Given instruction: Leave out any pictures and transcribe all other data below exactly.

++++++++++

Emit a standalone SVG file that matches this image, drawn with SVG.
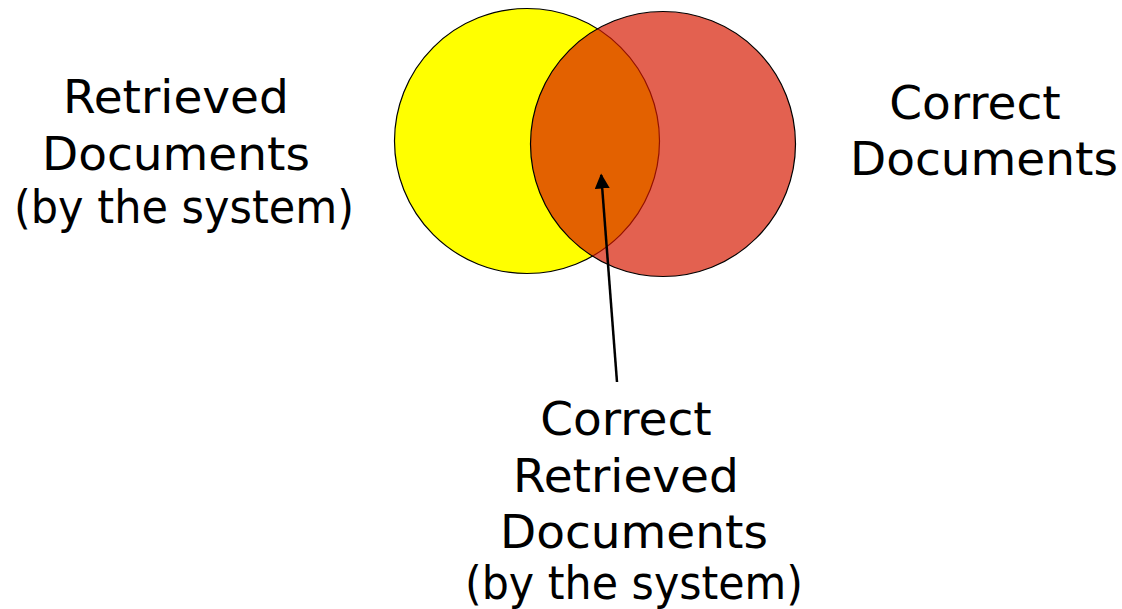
<svg xmlns="http://www.w3.org/2000/svg" width="1122" height="609" viewBox="0 0 1122 609">
<style>
  text { font-family: "DejaVu Sans", Verdana, sans-serif; font-size: 47px; fill: #000; text-anchor: middle; }
  .c { stroke: #000; stroke-width: 1.2; }
</style>
<defs>
  <marker id="ah" viewBox="0 0 10 10" refX="9" refY="5" markerWidth="6" markerHeight="6" orient="auto" markerUnits="strokeWidth">
    <path d="M0,0 L10,5 L0,10 Z" fill="#000"/>
  </marker>
</defs>
<rect width="1122" height="609" fill="#fff"/>
<g id="retrieved">
  <circle class="c" cx="527" cy="141" r="132.5" fill="#FFFF00"/>
</g>
<g id="correct">
  <circle class="c" cx="663" cy="144" r="132.5" fill="#D61900" fill-opacity="0.686"/>
</g>
<g id="connectors">
  <line x1="617" y1="382" x2="601.2" y2="175" stroke="#000" stroke-width="2.5" marker-end="url(#ah)"/>
</g>
<g id="label-retrieved">
  <text x="176" y="113">Retrieved</text>
  <text x="176" y="170">Documents</text>
  <text x="184" y="223" textLength="340" lengthAdjust="spacingAndGlyphs">(by the system)</text>
</g>
<g id="label-correct">
  <text x="975" y="119">Correct</text>
  <text x="984" y="175">Documents</text>
</g>
<g id="label-intersection">
  <text x="626" y="435">Correct</text>
  <text x="626" y="492">Retrieved</text>
  <text x="634" y="548">Documents</text>
  <text x="634" y="599" textLength="338" lengthAdjust="spacingAndGlyphs">(by the system)</text>
</g>
</svg>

++++++++++

The answer:
Emit a standalone SVG file that matches this image, drawn with SVG.
<svg xmlns="http://www.w3.org/2000/svg" width="1122" height="609" viewBox="0 0 1122 609">
<style>
  text { font-family: "DejaVu Sans", Verdana, sans-serif; font-size: 47px; fill: #000; text-anchor: middle; }
  .c { stroke: #000; stroke-width: 1.2; }
</style>
<defs>
  <marker id="ah" viewBox="0 0 10 10" refX="9" refY="5" markerWidth="6" markerHeight="6" orient="auto" markerUnits="strokeWidth">
    <path d="M0,0 L10,5 L0,10 Z" fill="#000"/>
  </marker>
</defs>
<rect width="1122" height="609" fill="#fff"/>
<g id="retrieved">
  <circle class="c" cx="527" cy="141" r="132.5" fill="#FFFF00"/>
</g>
<g id="correct">
  <circle class="c" cx="663" cy="144" r="132.5" fill="#D61900" fill-opacity="0.686"/>
</g>
<g id="connectors">
  <line x1="617" y1="382" x2="601.2" y2="175" stroke="#000" stroke-width="2.5" marker-end="url(#ah)"/>
</g>
<g id="label-retrieved">
  <text x="176" y="113">Retrieved</text>
  <text x="176" y="170">Documents</text>
  <text x="184" y="223" textLength="340" lengthAdjust="spacingAndGlyphs">(by the system)</text>
</g>
<g id="label-correct">
  <text x="975" y="119">Correct</text>
  <text x="984" y="175">Documents</text>
</g>
<g id="label-intersection">
  <text x="626" y="435">Correct</text>
  <text x="626" y="492">Retrieved</text>
  <text x="634" y="548">Documents</text>
  <text x="634" y="599" textLength="338" lengthAdjust="spacingAndGlyphs">(by the system)</text>
</g>
</svg>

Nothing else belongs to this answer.